Listed entries.
--- begin ---

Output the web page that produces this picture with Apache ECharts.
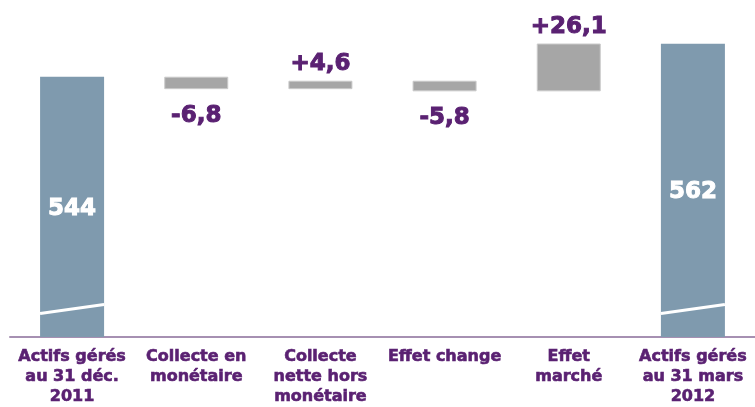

--- end ---
--- begin ---

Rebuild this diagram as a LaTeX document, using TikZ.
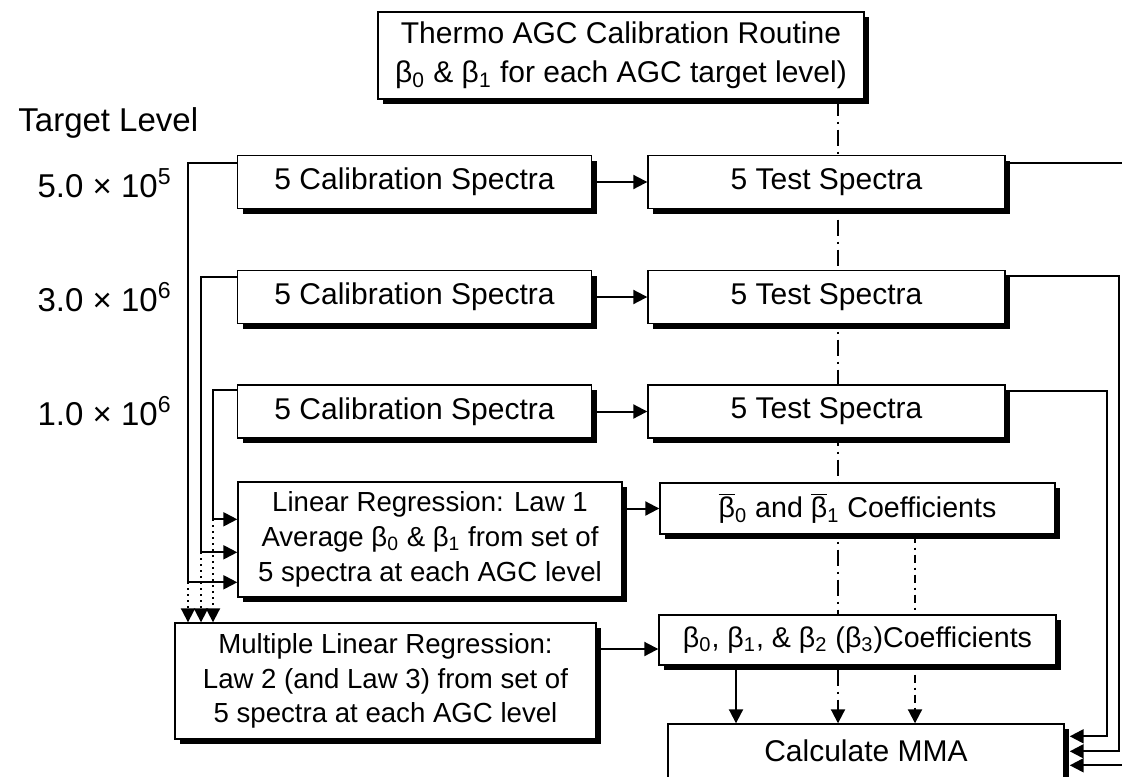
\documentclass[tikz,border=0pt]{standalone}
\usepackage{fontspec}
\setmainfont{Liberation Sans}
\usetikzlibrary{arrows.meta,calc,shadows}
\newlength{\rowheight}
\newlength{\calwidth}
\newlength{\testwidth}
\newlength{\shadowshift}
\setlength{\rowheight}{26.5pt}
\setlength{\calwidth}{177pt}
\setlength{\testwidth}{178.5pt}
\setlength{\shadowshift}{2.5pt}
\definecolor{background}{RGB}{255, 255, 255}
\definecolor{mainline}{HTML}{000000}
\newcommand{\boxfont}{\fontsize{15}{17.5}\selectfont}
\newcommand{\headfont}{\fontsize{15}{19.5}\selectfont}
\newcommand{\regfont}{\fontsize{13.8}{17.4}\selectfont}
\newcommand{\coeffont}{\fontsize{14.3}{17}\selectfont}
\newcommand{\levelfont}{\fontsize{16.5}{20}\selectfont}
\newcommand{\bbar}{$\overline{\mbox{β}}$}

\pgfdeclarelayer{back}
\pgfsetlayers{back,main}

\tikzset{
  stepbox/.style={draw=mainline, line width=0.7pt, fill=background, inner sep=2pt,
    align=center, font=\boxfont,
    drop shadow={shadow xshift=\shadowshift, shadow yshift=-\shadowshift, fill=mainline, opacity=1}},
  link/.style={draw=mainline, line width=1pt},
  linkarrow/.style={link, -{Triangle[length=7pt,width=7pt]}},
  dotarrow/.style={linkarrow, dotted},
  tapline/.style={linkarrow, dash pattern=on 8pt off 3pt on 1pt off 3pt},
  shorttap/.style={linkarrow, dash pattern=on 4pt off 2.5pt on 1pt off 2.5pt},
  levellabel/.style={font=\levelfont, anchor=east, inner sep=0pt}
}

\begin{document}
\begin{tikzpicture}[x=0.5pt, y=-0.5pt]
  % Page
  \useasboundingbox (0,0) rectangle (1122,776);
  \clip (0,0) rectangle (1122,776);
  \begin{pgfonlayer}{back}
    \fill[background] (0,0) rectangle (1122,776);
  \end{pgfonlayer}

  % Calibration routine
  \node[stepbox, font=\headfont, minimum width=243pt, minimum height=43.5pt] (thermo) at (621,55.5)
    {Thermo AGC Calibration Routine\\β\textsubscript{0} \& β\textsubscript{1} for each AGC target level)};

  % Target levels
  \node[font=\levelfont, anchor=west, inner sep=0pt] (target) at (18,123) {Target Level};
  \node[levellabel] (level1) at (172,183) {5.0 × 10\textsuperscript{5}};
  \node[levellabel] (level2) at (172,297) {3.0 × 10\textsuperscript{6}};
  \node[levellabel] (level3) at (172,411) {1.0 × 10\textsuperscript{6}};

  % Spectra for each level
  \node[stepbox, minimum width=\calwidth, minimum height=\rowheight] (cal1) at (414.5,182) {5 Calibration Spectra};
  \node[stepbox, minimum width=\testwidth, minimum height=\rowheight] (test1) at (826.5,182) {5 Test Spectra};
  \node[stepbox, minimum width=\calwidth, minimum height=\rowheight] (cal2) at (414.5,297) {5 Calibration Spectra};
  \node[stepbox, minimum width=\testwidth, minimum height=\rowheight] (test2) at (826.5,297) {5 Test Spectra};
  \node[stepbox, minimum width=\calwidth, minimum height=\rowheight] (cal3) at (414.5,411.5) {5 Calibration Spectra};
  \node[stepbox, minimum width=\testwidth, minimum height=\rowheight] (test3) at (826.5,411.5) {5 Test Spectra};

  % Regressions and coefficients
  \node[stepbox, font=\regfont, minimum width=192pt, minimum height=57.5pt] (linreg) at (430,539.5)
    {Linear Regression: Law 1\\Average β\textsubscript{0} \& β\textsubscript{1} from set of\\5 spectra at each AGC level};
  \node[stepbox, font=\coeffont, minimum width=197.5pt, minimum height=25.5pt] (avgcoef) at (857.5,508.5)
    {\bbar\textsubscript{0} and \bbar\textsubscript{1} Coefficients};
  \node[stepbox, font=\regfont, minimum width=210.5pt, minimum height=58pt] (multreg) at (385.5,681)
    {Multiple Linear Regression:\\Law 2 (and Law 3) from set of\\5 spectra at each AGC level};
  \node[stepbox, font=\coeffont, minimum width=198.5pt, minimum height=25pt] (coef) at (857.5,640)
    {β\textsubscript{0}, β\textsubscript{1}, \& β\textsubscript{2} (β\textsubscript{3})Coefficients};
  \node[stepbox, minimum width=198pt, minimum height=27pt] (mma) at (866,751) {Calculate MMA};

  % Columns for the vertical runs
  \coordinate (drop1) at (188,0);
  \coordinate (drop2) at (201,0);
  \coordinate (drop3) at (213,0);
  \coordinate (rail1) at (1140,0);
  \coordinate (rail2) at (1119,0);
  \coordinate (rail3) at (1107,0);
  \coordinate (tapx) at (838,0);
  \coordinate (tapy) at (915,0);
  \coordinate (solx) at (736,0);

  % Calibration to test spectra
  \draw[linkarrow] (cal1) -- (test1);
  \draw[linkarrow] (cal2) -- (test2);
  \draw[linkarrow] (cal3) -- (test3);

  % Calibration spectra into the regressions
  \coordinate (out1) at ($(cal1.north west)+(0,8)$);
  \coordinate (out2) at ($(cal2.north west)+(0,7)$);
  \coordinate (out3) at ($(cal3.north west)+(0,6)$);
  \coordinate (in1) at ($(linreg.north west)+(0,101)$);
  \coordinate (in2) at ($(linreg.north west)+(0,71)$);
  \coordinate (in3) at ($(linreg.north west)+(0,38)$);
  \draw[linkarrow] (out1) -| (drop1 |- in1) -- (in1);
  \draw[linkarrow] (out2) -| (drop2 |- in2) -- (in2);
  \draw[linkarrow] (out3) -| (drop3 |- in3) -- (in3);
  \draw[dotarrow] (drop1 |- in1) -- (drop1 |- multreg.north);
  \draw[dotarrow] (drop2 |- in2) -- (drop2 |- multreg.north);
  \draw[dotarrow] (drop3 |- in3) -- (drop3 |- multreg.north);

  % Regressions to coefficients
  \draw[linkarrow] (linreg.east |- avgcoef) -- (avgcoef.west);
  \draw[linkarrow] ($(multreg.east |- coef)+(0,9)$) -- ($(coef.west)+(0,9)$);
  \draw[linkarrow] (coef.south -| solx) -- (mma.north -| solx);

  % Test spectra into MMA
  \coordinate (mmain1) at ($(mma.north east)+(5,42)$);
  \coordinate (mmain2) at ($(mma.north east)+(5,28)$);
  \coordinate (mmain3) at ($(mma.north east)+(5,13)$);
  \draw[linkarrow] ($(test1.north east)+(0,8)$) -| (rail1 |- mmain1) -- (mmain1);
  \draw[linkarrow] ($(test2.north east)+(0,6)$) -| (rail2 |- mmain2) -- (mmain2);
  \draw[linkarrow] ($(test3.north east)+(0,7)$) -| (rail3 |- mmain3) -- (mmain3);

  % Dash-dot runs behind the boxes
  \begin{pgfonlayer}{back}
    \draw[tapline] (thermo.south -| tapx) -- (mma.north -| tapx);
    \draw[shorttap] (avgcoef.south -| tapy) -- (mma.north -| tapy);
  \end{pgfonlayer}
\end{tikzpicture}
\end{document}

--- end ---

Counting only lines of the data above that hold "this", report the total and nothing else.

Finished exercise.
2